Alex Shaw will begin his appointment in the Department in Summer 2015 after completing a postdoctoral fellowship at the University of Chicago's Booth School of Business. He received his PhD in developmental psychology from Yale University. Alex researches how children and adults navigate the complex social world by maintaining their own and tracking other people’s reputations—the behavioral strategies that people deploy to manipulate their public image, and counter-strategies that others use to see through such self-promotion.

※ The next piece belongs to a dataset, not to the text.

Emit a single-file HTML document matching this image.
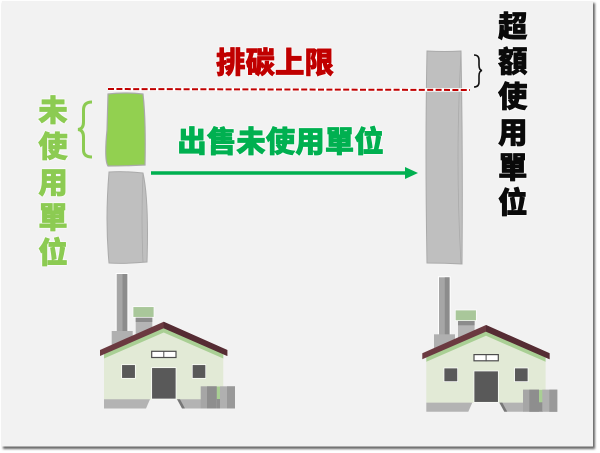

His research to date has been primarily focused on why people have a concern with fairness, a desire for people to be paid equally for doing equal work. In this research line, Shaw has demonstrated that adults will waste resources in the name of fairness and that children will even throw resources in the trash in order to be fair. He argues that these results suggest that fairness is not really about creating an optimal distribution of resources, but instead that fairness concerns are really focused on avoiding the appearance of partiality—favoring someone based on a non-socially agreed upon rule. In favor of this hypothesis, Shaw demonstrates that adults and children will create unequal work for equal pay if they can do so using an impartial procedure. He hypothesizes that people are concerned about fairness because they see open displays of favoritism as threatening behaviors that can be used to form new alliances or engender undesirable subsequent favoritism.
Shaw’s investigations draw on theories from philosophy and behavioral economics as well as developmental, social, and evolutionary psychology to investigate the ways in which people modify their behavior to change how others see them. Shaw also has research on children’s developing intuitions about intellectual property, morality, resource conflict, gossip, and alliances (friendships).